= ÍB Akureyri =

Icelandic association football club

Íþróttabandalag Akureyrar (/is/) or Akureyri Sports Association, commonly known as ÍBA, is an organization which was founded on 20 December 1944, based in Akureyri in the north of Iceland. The union is a part of the National Olympic and Sports Association (ISI) and the Icelandic Youth Association (UMFÍ) and acts as a connection between the town of Akureyri and its sports clubs. Within ÍBA, 21 member associations are registered and over 40 sports are available for practitioners.

==Football team==
Between 1944 and 1974 the two most prominent football clubs in Akureyri, Knattspyrnufélag Akureyrar (Often abbreviated to 'KA') and Þór, sent a united team under the banner of ÍBA to the Icelandic first tier made up of a selection of players from the Akureyri clubs.
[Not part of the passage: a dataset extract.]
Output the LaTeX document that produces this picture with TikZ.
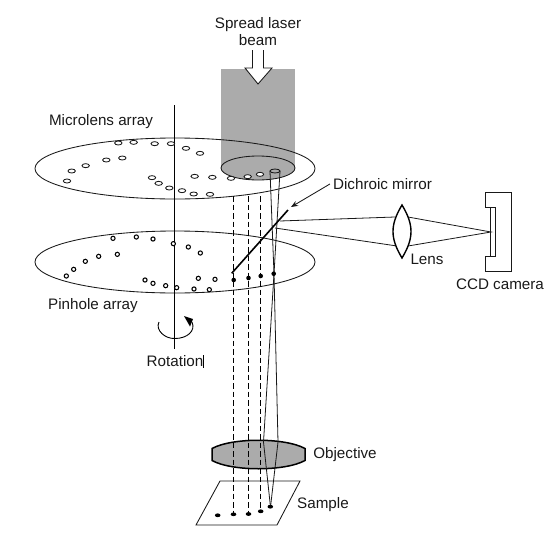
\documentclass[tikz,border=0pt]{standalone}
\usepackage{fontspec}
\setmainfont{Liberation Sans}
\usetikzlibrary{arrows.meta}
\definecolor{beamgray}{gray}{0.67}
\definecolor{inkc}{gray}{0.1}
\tikzset{
  x=1pt,y=-1pt,
  lbl/.style={font=\fontsize{15.2}{16.5}\selectfont,text=inkc,inner sep=0pt,align=center},
  ln/.style={draw=inkc,line width=0.85pt},
  ray/.style={draw=inkc,line width=0.8pt},
  hollowlens/.style={draw=inkc,line width=0.85pt,fill=white},
  hollowpin/.style={draw=black,line width=1.05pt,fill=white},
  filleddot/.style={fill=black,draw=none},
  dashray/.style={draw=black,line width=1.2pt,dash pattern=on 5.5pt off 3pt},
}
\begin{document}
\begin{tikzpicture}
\useasboundingbox (0,0) rectangle (552,536);
% beam
\fill[beamgray] (221,69) rectangle (295,168);
\draw[ln,fill=beamgray] (258,168) ellipse [x radius=37,y radius=12];
% big discs
\draw[ln] (175,168.5) ellipse [x radius=140,y radius=30.5];
\draw[ln] (175,262) ellipse [x radius=140,y radius=31];
% input arrow
\draw[ln,fill=white] (252.5,50) -- (252.5,68) -- (245,68) -- (258,84) -- (272,68) -- (263.5,68) -- (263.5,50);
% axis
\draw[draw=black,line width=0.9pt] (174.5,105) -- (174.5,349);
% microlens holes
\foreach \zx/\zy in {265/129,311/127,374/131,423/131,468/145,510/160,277/174,229/180,167/197,125/213,111/243,366/233,386/250,418/264,456/272,491/282,540/283,494/229,547/232,603/235,653/230,690/223}
  \draw[hollowlens] ({30+\zx/3},{100+\zy/3}) ellipse [x radius=3.7,y radius=2];
% pinholes
\foreach \zx/\zy in {249/85,319/81,369/87,430/101,475/111,511/129,262/133,206/139,166/154,131/178,109/198,345/210,369/220,407/227,440/233,492/237,538/239,505/205,555/208}
  \draw[hollowpin] ({30+\zx/3},{210+\zy/3}) circle [radius=2.1];
% objective
\draw[draw=black,line width=1.5pt,fill=beamgray] (212,448.5) .. controls (232,437.5) and (285,437.5) .. (305,448.5) -- (305,460.5) .. controls (285,471.5) and (232,471.5) .. (212,460.5) -- cycle;
% sample
\draw[ln] (220,481) -- (300,481) -- (277,525) -- (196,525) -- cycle;
% named ray points
\coordinate (d1t) at (233.5,196); \coordinate (d1b) at (233.5,514);
\coordinate (d2t) at (248.5,196); \coordinate (d2b) at (248.5,514);
\coordinate (d3t) at (260.5,196); \coordinate (d3b) at (260.5,511);
\coordinate (pin) at (274,274);
\coordinate (spot) at (270.5,507);
\coordinate (tl) at (270,171); \coordinate (tr) at (280,171);
\coordinate (ml) at (280,221); \coordinate (mb) at (275,228);
\coordinate (lu) at (395,217); \coordinate (ll) at (397,246);
\coordinate (ru) at (408,217); \coordinate (rl) at (408,246);
\coordinate (focus) at (491,232);
% dashed rays
\draw[dashray] (d1t) -- (d1b);
\draw[dashray] (d2t) -- (d2b);
\draw[dashray] (d3t) -- (d3b);
% tube and imaging rays
\draw[ln,fill=beamgray] (275,171) ellipse [x radius=5,y radius=2];
\draw[ray] (tl) -- (pin) -- (263.5,442) -- (spot);
\draw[ray] (tr) -- (pin) -- (278,442) -- (spot);
\draw[ray] (ml) -- (lu);
\draw[ray] (mb) -- (ll);
\draw[ray] (ru) -- (focus) -- (rl);
% mirror
\draw[draw=black,line width=1.6pt] (231.7,273.3) -- (288,210);
% spots on pinhole plane
\foreach \p in {(233.7,280),(248.5,278),(260.7,276),(273.7,273.7)}
  \fill[filleddot] \p circle [radius=2.3];
% sample spots
\foreach \p in {(217.7,515.3),(233.5,514.3),(248.5,514),(260.7,511.3),(270.3,506.7)}
  \fill[filleddot] \p ellipse [x radius=2.8,y radius=1.9];
% lens
\draw[draw=black,line width=1.4pt,fill=white] (402,205) .. controls (390,225) and (390,238) .. (402,258) .. controls (414,238) and (414,225) .. (402,205) -- cycle;
% CCD
\draw[ln] (485.7,192.7) -- (511,192.7) -- (511,271) -- (485.7,271) -- (485.7,256.7) -- (490.7,256.7) -- (490.7,207.3) -- (485.7,207.3) -- cycle;
\draw[ln] (490.7,207.3) -- (495.7,207.3) -- (495.7,256) -- (490.7,256);
% rotation arrow
\draw[draw=black,line width=0.9pt] (159,322) .. controls (155,330) and (165,339) .. (175,338.5) .. controls (187,338.5) and (196,331) .. (192,322);
\fill[black] (184,316) -- (193,319) -- (190,326.5) -- cycle;
% labels
\node[lbl] (spread) at (258,31.5) {Spread laser\\beam};
\node[lbl] (micro) at (101,122) {Microlens array};
\node[lbl] (pinh) at (93,306) {Pinhole array};
\node[lbl] (dich) at (382.5,184) {Dichroic mirror};
\node[lbl] (lenslbl) at (427,259) {Lens};
\node[lbl] (ccdlbl) at (500,284) {CCD camera};
\node[lbl] (rot) at (175,360.7) {Rotation};
\node[lbl] (obj) at (345,455) {Objective};
\node[lbl] (samp) at (323,505) {Sample};
\coordinate (mirrorhit) at (291,207);
\draw[ln,-{Stealth[length=7pt,width=5.5pt]}] (dich.west) ++(-3,0) -- (mirrorhit);
\draw[draw=black,line width=0.8pt] (203.3,355) -- (203.3,368);
\end{tikzpicture}
\end{document}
The club played 17 seasons in Úrvalsdeild karla.

The first time the two Akureyri clubs, KA and Þór, combined forces was against recent league champions Valur in the middle of July 1942. The teams played twice, the united team from Akureyri won one game but lost the other. The positive results gave impetus to unification ideas and in 1943 for the fourth time a team from Akureyri played in the Icelandic football league, Úrvalsdeild karla. But now it sailed under the flag of Íþróttaráð Akureyrar (In english Akureyri Sports Council) and not KA as in all the previous times.

The subsequent year, in 1944, saw the establishment of ÍB Akureyri. By 1946, a football team representing ÍBA competed in the top flight, Úrvalsdeild karla, for the first time.

From 1955 to 1974, the ÍBA team always took part in the Icelandic men's football tournament. In 1974, the two respective sports clubs ended their collaboration and started sending teams separately as KA and Þór.